Zurich is a precise and industrious town. For example, it is quite uncommon for a bus or train to be late. Located on beautiful Lake Zurich, walks around the city can take you past the contemporary architecture of fifty museums, to quiet parks overlooking the river, or into stunning churches with elaborate, powerfully colorful stained-glass windows. The old part of the city, known as the Altstadt, is the best place to find traditional dining and many of the large dining halls and pubs offer good prices.
My friends took me to a restaurant in the Altstadt with beer-hall-style dining that featured great house-made dark beer. The menu featured sausages of all kind as well as Weiner Schnitzel. Weiner Schnitzel is technically an Austrian dish, but has a long history in Switzerland, which borders Austria. In its basic form, Wiener Schnitzel is a thin steak of veal pounded very thin, breaded, and fried. It is possibly the inspiration for chicken fried steak. The Swiss version of the dish is called Cordon Bleu Schnitzel, and is two pieces of veal stuffed with ham and cheese and then breaded. Mine came over a large portion of rustic fries.
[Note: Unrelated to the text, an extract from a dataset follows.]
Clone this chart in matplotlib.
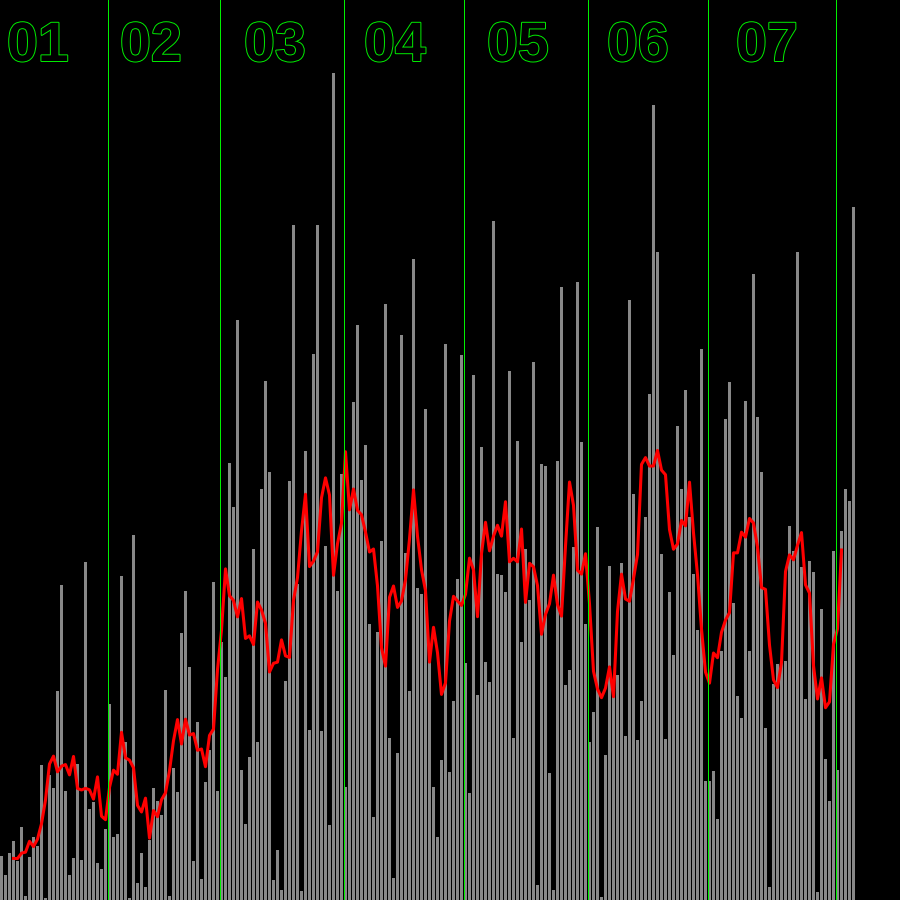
import matplotlib
matplotlib.use("Agg")
import matplotlib.pyplot as plt
import matplotlib.patheffects as pe
import numpy as np
import pandas as pd

# daily counts (one bar per day)
counts = [
    44, 25, 47, 59, 39, 73, 4, 43, 63, 54,
    135, 2, 125, 112, 209, 315, 109, 25, 42, 136,
    40, 338, 91, 98, 37, 31, 71, 196, 63, 66,
    324, 158, 2, 365, 17, 47, 13, 60, 112, 99,
    85, 210, 4, 132, 108, 267, 309, 233, 39, 178,
    21, 118, 150, 318, 109, 258, 223, 437, 393, 580,
    130, 76, 143, 351, 158, 411, 519, 428, 20, 50,
    10, 219, 419, 675, 316, 9, 449, 170, 546, 675,
    169, 354, 75, 827, 309, 426, 113, 390, 498, 575,
    420, 455, 276, 83, 268, 359, 596, 162, 22, 147,
    565, 347, 209, 641, 312, 306, 491, 240, 113, 63,
    140, 556, 128, 199, 321, 545, 237, 107, 525, 205,
    453, 238, 218, 679, 326, 325, 308, 529, 162, 459,
    258, 351, 300, 538, 15, 436, 434, 127, 10, 439,
    613, 215, 230, 353, 618, 458, 276, 158, 188, 373,
    3, 145, 334, 215, 225, 337, 164, 600, 406, 160,
    199, 383, 506, 795, 648, 346, 161, 308, 245, 474,
    411, 510, 383, 326, 270, 551, 119, 119, 129, 81,
    249, 481, 518, 297, 204, 182, 499, 249, 626, 483,
    428, 172, 13, 216, 236, 237, 239, 374, 349, 648,
    333, 201, 339, 328, 8, 291, 141, 99, 349, 130,
    369, 411, 399, 693,
]

# index of the first day of each month
month_starts = [27, 55, 86, 116, 147, 177, 209]
month_labels = ["01", "02", "03", "04", "05", "06", "07"]

GREEN = "#00f000"
DPI = 100

days = np.arange(len(counts))
smooth = pd.Series(counts, dtype=float).rolling(7, center=True).mean()

fig = plt.figure(figsize=(9, 9), dpi=DPI, facecolor="black")
ax = fig.add_axes([0, 0, 1, 1])
ax.set_facecolor("black")

ax.bar(days, counts, width=0.75, align="edge", color="#888888", linewidth=0)
ax.plot(days + 0.375, smooth, color="#ff0000", linewidth=2.2)

for m in month_starts:
    ax.axvline(m - 0.125, color=GREEN, linewidth=0.72, antialiased=False)

# label left edges in pixels
label_left_px = [7, 120, 244, 364, 487, 607, 736]
for lab, px in zip(month_labels, label_left_px):
    ax.text(px / 4, 1 - 61 / 900, lab, transform=ax.get_xaxis_transform(),
            ha="left", va="baseline", fontsize=40, color="black",
            family="Liberation Sans", fontweight="bold",
            path_effects=[pe.withStroke(linewidth=1.4, foreground=GREEN)])

ax.set_xlim(0, 225)
ax.set_ylim(0, 900)
ax.axis("off")

fig.savefig("out.png", dpi=DPI, facecolor="black")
Switzerland is the land of Swiss Cheese, and just as importantly, fondue. Fondue comes in many forms, including chocolate. It’s most common form is made with Gruyère and Emmental cheese, combined with kirsch, a strong fruit brandy distilled from cherries. It is served in a large earthenware pot over a low flame, and long skewers are used to dip bread into the cheese.
My friends and I made fondue at home, however many of Zurich’s restaurants specialize in the dish, and many offer tables specially designed to serve the dish with substantial pots in the middle. My friends pulled out their own large clay fondue pot, and I discovered that we’d be dipping more than bread. As my friends melted the cheese, they said that they do not add the kirsch directly but serve it in shot glasses on either side of the fondue pot. The idea is to dip the bread in the alcohol before dipping it into the cheese, that way you can have more control over how much you want.
With fondue, you can dip anything you like of course, but for some reason I’d never thought of potato. With the potato and chunks of bread my friends also served boiled pearl onions—so good! However, my favorite was the diced onion that you rolled your cheese-covered potato in, right before popping it into your mouth. Tiny Gherkin pickles were also served to accompany the fondue.
As a finale to the meal, I learned that the tiny bit of cheese at the bottom of the pot—usually where the flame directly hits—is the best part of the dish. In my book, it’s hard to beat fried cheese, and it was a satisfying finish to a delicious night.